What is a REIT? Definition, Formula, and Example
A REIT, or real estate investment trust, is a company that owns or finances income-producing real estate and is legally required to distribute at least 90% of its taxable income to shareholders as dividends.
What is a REIT?
A real estate investment trust (REIT) is a company that owns, operates, or finances income-producing real estate — office buildings, shopping centers, apartments, data centers, cell towers, warehouses, or mortgages on those properties — and trades as a publicly listed stock, letting retail investors buy a diversified slice of commercial real estate for the price of one share. REITs exist because of a specific tax structure created by Congress in 1960: in exchange for distributing at least 90% of taxable income to shareholders every year, a REIT pays no corporate income tax on the income it distributes, avoiding the double taxation that hits a normal corporation's dividends. That mandatory high payout is what makes REITs, as a sector, the highest-yielding major asset class in public equity markets.
How It's Calculated / Identified
To qualify as a REIT under the U.S. tax code, a company must meet several structural tests: at least 75% of assets must be in real estate, cash, or Treasuries; at least 75% of gross income must come from rents, mortgage interest, or property sales; and at least 90% of taxable income must be distributed as dividends annually. Because standard net income includes non-cash depreciation that understates a real estate company's actual cash flow, REIT profitability is measured with Funds From Operations (FFO) instead of EPS:
FFO = Net income + Depreciation & amortization − Gains on property sales
AFFO (Adjusted FFO) = FFO − Recurring capital expenditures − Straight-line rent adjustments
AFFO is the closer proxy for actual distributable cash and is what most dividend-coverage analysis is built on.
Worked Example
Realty Income (ticker O, self-branded "The Monthly Dividend Company") pays a monthly dividend of $0.271 per share — $3.25 annualized — against a stock price implying a dividend yield of roughly 5.3%. Management guided full-year FFO per share to $4.25-$4.27, and reported AFFO per share growth of 6.6% year-over-year in Q1 2026. Dividing the $3.25 annual dividend by $4.26 FFO per share gives an FFO payout ratio of about 76% — comfortably under 90%, indicating the dividend is covered with room to spare rather than being paid out of borrowed cash or asset sales.
When Traders Use It
Income-focused traders and investors use REITs as a substitute for or complement to bonds, since the mandatory payout structure produces yields well above the S&P 500 average. REITs are also a direct, liquid way to take a view on commercial real estate fundamentals and interest rates without buying physical property — REIT prices are highly sensitive to the direction of long-term rates, since higher rates both raise REITs' borrowing costs and make their dividend yields less attractive relative to Treasuries, which is why REIT sector performance tends to inversely track the yield curve and moves in the repo rate environment. Sector rotation traders also watch specific REIT subsectors — data center REITs for AI infrastructure exposure, industrial REITs for e-commerce logistics — as thematic proxies.

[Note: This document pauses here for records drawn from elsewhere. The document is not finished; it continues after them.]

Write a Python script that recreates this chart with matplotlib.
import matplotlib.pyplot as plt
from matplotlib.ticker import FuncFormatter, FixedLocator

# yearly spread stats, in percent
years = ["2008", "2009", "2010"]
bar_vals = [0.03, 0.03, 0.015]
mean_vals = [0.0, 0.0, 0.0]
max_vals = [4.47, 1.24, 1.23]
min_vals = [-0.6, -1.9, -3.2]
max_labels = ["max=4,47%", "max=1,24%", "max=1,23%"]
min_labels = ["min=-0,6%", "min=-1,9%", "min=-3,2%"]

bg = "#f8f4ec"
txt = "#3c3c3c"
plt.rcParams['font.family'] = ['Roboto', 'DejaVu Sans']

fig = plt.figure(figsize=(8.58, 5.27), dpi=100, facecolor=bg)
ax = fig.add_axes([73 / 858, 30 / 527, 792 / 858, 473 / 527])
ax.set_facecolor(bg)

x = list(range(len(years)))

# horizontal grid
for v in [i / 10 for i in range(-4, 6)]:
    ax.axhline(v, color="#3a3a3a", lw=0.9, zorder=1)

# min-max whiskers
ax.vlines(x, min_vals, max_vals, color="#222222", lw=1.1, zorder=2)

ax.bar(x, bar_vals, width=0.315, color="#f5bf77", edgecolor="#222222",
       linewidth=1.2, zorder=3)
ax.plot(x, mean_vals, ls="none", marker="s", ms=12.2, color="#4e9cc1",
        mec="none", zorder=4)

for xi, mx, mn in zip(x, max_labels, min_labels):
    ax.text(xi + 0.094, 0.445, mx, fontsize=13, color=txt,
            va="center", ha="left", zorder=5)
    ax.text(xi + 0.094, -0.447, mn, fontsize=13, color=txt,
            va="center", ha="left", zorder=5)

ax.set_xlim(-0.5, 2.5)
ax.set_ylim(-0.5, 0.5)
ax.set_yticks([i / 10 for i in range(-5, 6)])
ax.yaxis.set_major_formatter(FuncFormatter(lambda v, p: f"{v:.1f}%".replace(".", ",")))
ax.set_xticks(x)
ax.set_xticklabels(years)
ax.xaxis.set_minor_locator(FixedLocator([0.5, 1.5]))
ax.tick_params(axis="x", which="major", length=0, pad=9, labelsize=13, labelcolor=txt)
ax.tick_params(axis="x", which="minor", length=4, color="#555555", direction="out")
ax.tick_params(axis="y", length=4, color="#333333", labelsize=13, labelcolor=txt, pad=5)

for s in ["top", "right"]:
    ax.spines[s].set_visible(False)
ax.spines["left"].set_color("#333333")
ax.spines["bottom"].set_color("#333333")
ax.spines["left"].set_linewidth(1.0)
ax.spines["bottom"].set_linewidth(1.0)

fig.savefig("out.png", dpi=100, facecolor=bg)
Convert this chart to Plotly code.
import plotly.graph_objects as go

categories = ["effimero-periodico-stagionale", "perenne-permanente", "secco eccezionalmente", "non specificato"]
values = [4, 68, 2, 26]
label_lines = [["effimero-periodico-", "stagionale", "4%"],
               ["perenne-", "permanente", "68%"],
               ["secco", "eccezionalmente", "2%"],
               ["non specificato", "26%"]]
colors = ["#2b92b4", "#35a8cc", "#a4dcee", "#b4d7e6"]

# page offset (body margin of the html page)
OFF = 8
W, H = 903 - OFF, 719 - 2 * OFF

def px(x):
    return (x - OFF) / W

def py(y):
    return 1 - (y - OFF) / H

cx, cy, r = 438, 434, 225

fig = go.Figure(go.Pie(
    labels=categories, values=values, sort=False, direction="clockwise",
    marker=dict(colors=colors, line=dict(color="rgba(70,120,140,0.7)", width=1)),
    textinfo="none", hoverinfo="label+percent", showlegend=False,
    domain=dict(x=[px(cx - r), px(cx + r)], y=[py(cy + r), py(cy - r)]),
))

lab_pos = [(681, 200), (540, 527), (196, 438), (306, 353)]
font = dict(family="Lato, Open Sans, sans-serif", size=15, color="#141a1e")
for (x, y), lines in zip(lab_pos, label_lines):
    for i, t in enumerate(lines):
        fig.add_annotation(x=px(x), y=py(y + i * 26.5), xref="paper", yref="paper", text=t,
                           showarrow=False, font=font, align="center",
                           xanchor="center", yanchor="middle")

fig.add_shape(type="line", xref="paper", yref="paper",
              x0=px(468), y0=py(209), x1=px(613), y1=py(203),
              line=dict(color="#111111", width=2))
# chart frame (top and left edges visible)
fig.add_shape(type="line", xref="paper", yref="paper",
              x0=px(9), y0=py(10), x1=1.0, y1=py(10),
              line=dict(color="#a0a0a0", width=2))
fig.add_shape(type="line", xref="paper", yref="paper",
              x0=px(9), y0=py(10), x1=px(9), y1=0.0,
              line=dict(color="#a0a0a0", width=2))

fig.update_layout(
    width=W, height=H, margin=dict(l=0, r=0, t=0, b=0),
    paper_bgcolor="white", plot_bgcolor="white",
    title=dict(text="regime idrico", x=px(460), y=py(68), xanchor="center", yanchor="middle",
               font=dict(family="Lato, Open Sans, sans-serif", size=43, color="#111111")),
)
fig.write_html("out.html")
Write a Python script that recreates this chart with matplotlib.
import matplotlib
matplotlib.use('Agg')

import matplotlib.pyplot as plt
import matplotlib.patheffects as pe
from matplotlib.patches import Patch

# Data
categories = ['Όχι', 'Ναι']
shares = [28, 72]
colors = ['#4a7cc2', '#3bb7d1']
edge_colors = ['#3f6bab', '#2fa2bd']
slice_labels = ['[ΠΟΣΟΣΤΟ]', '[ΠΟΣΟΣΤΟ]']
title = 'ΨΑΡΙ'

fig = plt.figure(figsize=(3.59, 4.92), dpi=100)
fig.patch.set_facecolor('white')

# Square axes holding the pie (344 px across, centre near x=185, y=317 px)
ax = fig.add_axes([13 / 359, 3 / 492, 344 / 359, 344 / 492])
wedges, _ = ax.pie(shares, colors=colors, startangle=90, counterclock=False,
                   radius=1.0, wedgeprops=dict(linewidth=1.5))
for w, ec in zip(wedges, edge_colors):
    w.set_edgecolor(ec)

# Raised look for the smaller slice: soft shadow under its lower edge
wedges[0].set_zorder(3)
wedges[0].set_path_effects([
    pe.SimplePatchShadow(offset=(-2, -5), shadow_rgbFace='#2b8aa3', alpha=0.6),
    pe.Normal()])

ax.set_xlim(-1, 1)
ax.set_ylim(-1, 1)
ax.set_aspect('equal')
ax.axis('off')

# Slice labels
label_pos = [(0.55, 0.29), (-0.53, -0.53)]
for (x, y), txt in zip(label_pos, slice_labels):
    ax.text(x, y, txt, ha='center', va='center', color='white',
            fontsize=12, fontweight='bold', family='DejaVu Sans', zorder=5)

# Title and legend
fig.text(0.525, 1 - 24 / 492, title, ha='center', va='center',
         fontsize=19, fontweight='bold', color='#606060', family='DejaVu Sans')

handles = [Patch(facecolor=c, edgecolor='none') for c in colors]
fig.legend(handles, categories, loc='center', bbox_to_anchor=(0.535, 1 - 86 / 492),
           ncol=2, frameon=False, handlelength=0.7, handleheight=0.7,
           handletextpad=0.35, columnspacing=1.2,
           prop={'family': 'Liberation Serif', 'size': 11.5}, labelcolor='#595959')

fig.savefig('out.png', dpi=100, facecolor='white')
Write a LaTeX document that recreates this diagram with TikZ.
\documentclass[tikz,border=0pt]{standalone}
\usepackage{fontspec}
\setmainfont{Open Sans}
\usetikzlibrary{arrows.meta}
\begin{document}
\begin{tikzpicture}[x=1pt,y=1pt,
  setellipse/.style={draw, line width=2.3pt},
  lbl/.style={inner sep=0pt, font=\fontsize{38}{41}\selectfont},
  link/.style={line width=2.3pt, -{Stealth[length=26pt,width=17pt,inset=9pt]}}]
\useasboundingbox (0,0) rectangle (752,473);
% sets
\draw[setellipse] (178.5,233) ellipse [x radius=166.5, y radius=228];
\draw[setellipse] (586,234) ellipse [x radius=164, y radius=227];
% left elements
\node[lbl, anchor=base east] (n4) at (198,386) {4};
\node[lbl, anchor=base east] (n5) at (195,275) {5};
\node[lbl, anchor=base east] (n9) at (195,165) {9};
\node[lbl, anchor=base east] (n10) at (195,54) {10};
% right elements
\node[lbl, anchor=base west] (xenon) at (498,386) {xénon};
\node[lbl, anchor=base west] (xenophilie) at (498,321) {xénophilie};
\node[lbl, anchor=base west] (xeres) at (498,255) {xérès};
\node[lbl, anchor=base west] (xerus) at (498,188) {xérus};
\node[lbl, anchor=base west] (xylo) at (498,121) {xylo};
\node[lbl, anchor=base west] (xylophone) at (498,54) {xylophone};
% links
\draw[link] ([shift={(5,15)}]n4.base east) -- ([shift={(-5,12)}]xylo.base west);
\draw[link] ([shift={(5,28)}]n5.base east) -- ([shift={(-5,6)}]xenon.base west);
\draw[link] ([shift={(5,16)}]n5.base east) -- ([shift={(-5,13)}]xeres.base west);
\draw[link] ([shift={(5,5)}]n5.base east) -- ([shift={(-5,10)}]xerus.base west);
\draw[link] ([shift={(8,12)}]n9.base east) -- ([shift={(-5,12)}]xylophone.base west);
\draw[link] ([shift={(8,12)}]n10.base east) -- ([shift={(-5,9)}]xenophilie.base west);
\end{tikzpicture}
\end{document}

Limitations and Common Misconceptions
REIT dividends are not taxed like qualified stock dividends — the bulk of REIT distributions are taxed as ordinary income at the shareholder's marginal rate, which makes REITs comparatively tax-inefficient outside a retirement account. A high yield is also not automatically a safe yield: a stock price crash that outpaces a dividend cut can inflate the trailing yield figure, and some REITs pay out more than their AFFO can sustain, funding the gap with new debt or share issuance — a pattern worth checking against the FFO or AFFO payout ratio before assuming a REIT's yield is durable. Finally, REITs are equities, not bonds — despite the bond-like income framing, share prices carry full equity volatility and can fall 30-50% in a real estate downturn even as the dividend initially holds.